* _What to work on_: Using the material below, work out how many lines contain the word "this". Reply with the number and nothing more.

(Source code of charts)
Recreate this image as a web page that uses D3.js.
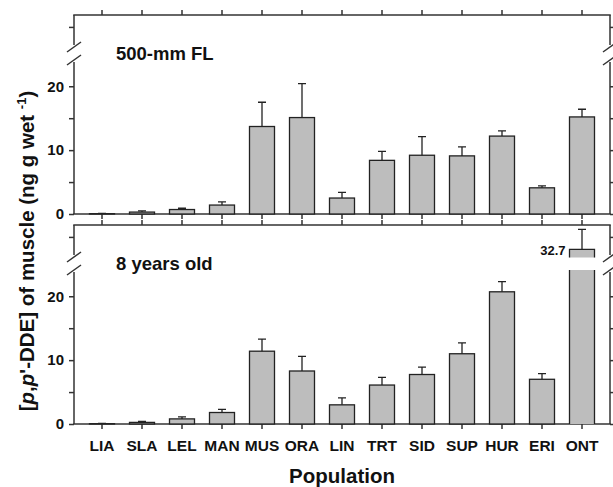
<!DOCTYPE html>
<html>
<head>
<meta charset="utf-8">
<script src="https://cdn.jsdelivr.net/npm/d3@7"></script>
<style>
  body { margin: 0; background: #fff; }
  text { font-family: "Liberation Sans", Arial, sans-serif; font-weight: bold; fill: #111; }
</style>
</head>
<body>
<div id="chart"></div>
<script>
// populations along the x axis
const categories = ["LIA", "SLA", "LEL", "MAN", "MUS", "ORA", "LIN", "TRT", "SID", "SUP", "HUR", "ERI", "ONT"];

// 500-mm fork length (means, upper error)
const fl500 = [0.05, 0.3, 0.7, 1.4, 13.7, 15.1, 2.5, 8.4, 9.2, 9.1, 12.2, 4.1, 15.2];
const fl500Err = [0.05, 0.2, 0.2, 0.5, 3.8, 5.3, 0.9, 1.4, 2.9, 1.4, 0.8, 0.3, 1.2];

// 8 years old
const yr8 = [0.05, 0.25, 0.8, 1.8, 11.4, 8.3, 3.0, 6.1, 7.75, 11.0, 20.7, 7.0, 32.7];
const yr8Err = [0.05, 0.15, 0.3, 0.5, 1.9, 2.3, 1.1, 1.2, 1.15, 1.7, 1.6, 0.9, 3.7];

const panelLabels = ["500-mm FL", "8 years old"];
const lowerTicks = [0, 5, 10, 15, 20];
const upperTicks = [35];
const lowerDomain = [0, 23.8];
const upperDomain = [31.2, 37.2];

const W = 613, H = 487;
const left = 74, right = 610;

const svg = d3.select("#chart").append("svg")
    .attr("width", W)
    .attr("height", H);

const x = d3.scaleBand()
    .domain(categories)
    .range([82, 602])
    .paddingInner(0.375)
    .paddingOuter(0.1875);

const stroke = "#333";
const barFill = "#bdbdbd";

function drawPanel(T, values, errs, label, showLabels) {
    const g = svg.append("g");

    const yLow = d3.scaleLinear().domain(lowerDomain).range([T + 199, T + 47]);
    const yUp = d3.scaleLinear().domain(upperDomain).range([T + 32.5, T]);

    const fmt = d => (d % 10 === 0 ? d : "");

    // left axes (lower + upper segment), right side mirrors them
    [[yLow, lowerTicks], [yUp, upperTicks]].forEach(([s, tv]) => {
        const ax = g.append("g")
            .attr("transform", `translate(${left},0)`)
            .call(d3.axisLeft(s).tickValues(tv).tickFormat(fmt).tickSize(5).tickSizeOuter(0).tickPadding(5));
        ax.selectAll("path, line").attr("stroke", stroke).attr("stroke-width", 1.5);
        ax.selectAll("text").style("font-size", "15px").attr("fill", "#111");
        ax.select(".domain").attr("d", `M0,${s.range()[0] - (s === yUp ? 2.5 : 0)}V${s.range()[1]}`);

        const axr = g.append("g")
            .attr("transform", `translate(${right},0)`)
            .call(d3.axisRight(s).tickValues(tv).tickFormat("").tickSize(5).tickSizeOuter(0));
        axr.selectAll("path, line").attr("stroke", stroke).attr("stroke-width", 1.5);
        axr.select(".domain").attr("d", `M0,${s.range()[0] - (s === yUp ? 2.5 : 0)}V${s.range()[1]}`);
    });

    // axis break marks
    [left, right].forEach(px => {
        [T + 32, T + 45].forEach(py => {
            g.append("line")
                .attr("x1", px - 7).attr("y1", py + 5)
                .attr("x2", px + 7).attr("y2", py - 5)
                .attr("stroke", stroke).attr("stroke-width", 1.5);
        });
    });

    // top and bottom x axes
    const axTop = g.append("g")
        .attr("transform", `translate(0,${T})`)
        .call(d3.axisTop(x).tickSize(5).tickSizeOuter(0).tickFormat(""));
    axTop.select(".domain").remove();
    axTop.selectAll("line").attr("stroke", stroke).attr("stroke-width", 1.5);

    const axBot = g.append("g")
        .attr("transform", `translate(0,${T + 199})`)
        .call(d3.axisBottom(x).tickSize(5).tickSizeOuter(0).tickPadding(11));
    axBot.select(".domain").remove();
    axBot.selectAll("line").attr("stroke", stroke).attr("stroke-width", 1.5);
    axBot.selectAll("text").style("font-size", "15.5px").attr("fill", "#111")
        .style("display", showLabels ? null : "none");

    g.append("line").attr("x1", left - 0.75).attr("x2", right + 0.75)
        .attr("y1", T).attr("y2", T).attr("stroke", stroke).attr("stroke-width", 1.5);
    g.append("line").attr("x1", left - 0.75).attr("x2", right + 0.75)
        .attr("y1", T + 199).attr("y2", T + 199).attr("stroke", stroke).attr("stroke-width", 1.5);

    // bars
    const data = categories.map((c, i) => ({ c, v: values[i], e: errs[i] }));
    const bw = x.bandwidth();

    data.forEach(d => {
        const x0 = x(d.c);
        let topY;
        if (d.v <= lowerDomain[1]) {
            topY = yLow(d.v);
            g.append("rect")
                .attr("x", x0).attr("y", topY)
                .attr("width", bw).attr("height", yLow(0) - topY)
                .attr("fill", barFill).attr("stroke", "#222").attr("stroke-width", 1.3);
        } else {
            // broken bar
            const lowTop = T + 45;
            topY = yUp(d.v);
            const upBot = yUp(upperDomain[0]);
            g.append("rect").attr("x", x0).attr("y", lowTop)
                .attr("width", bw).attr("height", yLow(0) - lowTop).attr("fill", barFill);
            g.append("rect").attr("x", x0).attr("y", topY)
                .attr("width", bw).attr("height", upBot - topY).attr("fill", barFill);
            g.append("path")
                .attr("d", `M${x0},${yLow(0)}V${lowTop}M${x0 + bw},${yLow(0)}V${lowTop}` +
                           `M${x0},${upBot}V${topY}H${x0 + bw}V${upBot}`)
                .attr("fill", "none").attr("stroke", "#222").attr("stroke-width", 1.3);
            g.append("text")
                .attr("x", x0 - 4).attr("y", topY + 6)
                .attr("text-anchor", "end")
                .style("font-size", "13px")
                .text(d.v);
        }
        const scale = d.v + d.e > lowerDomain[1] ? yUp : yLow;
        const errY = scale(d.v + d.e);
        const cx = x0 + bw / 2;
        g.append("path")
            .attr("d", `M${cx},${topY}V${errY}M${cx - 4},${errY}H${cx + 4}`)
            .attr("fill", "none").attr("stroke", "#222").attr("stroke-width", 1.3);
    });

    g.append("text")
        .attr("x", 116).attr("y", T + 45)
        .style("font-size", "18.5px")
        .text(label);
}

drawPanel(15, fl500, fl500Err, panelLabels[0], false);
drawPanel(225, yr8, yr8Err, panelLabels[1], true);

// axis titles
svg.append("text")
    .attr("x", (left + right) / 2).attr("y", 483)
    .attr("text-anchor", "middle")
    .style("font-size", "20.5px")
    .text("Population");

const yt = svg.append("text")
    .attr("transform", "translate(34,251) rotate(-90)")
    .attr("text-anchor", "middle")
    .style("font-size", "20.5px");
yt.append("tspan").text("[");
yt.append("tspan").style("font-style", "italic").text("p");
yt.append("tspan").text(",");
yt.append("tspan").style("font-style", "italic").text("p");
yt.append("tspan").text("'-DDE] of muscle (ng g wet ");
yt.append("tspan").attr("dy", -8).style("font-size", "13px").text("-1");
yt.append("tspan").attr("dy", 8).text(")");
</script>
</body>
</html>
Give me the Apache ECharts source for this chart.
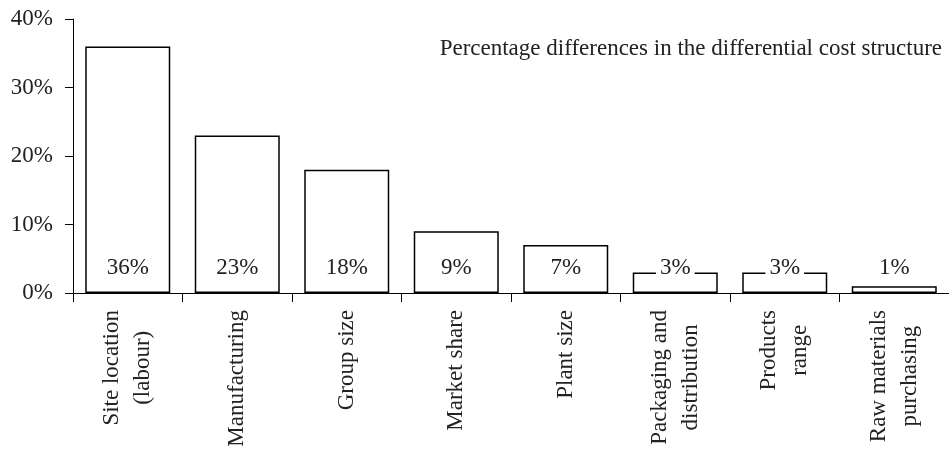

* _Solution_: 2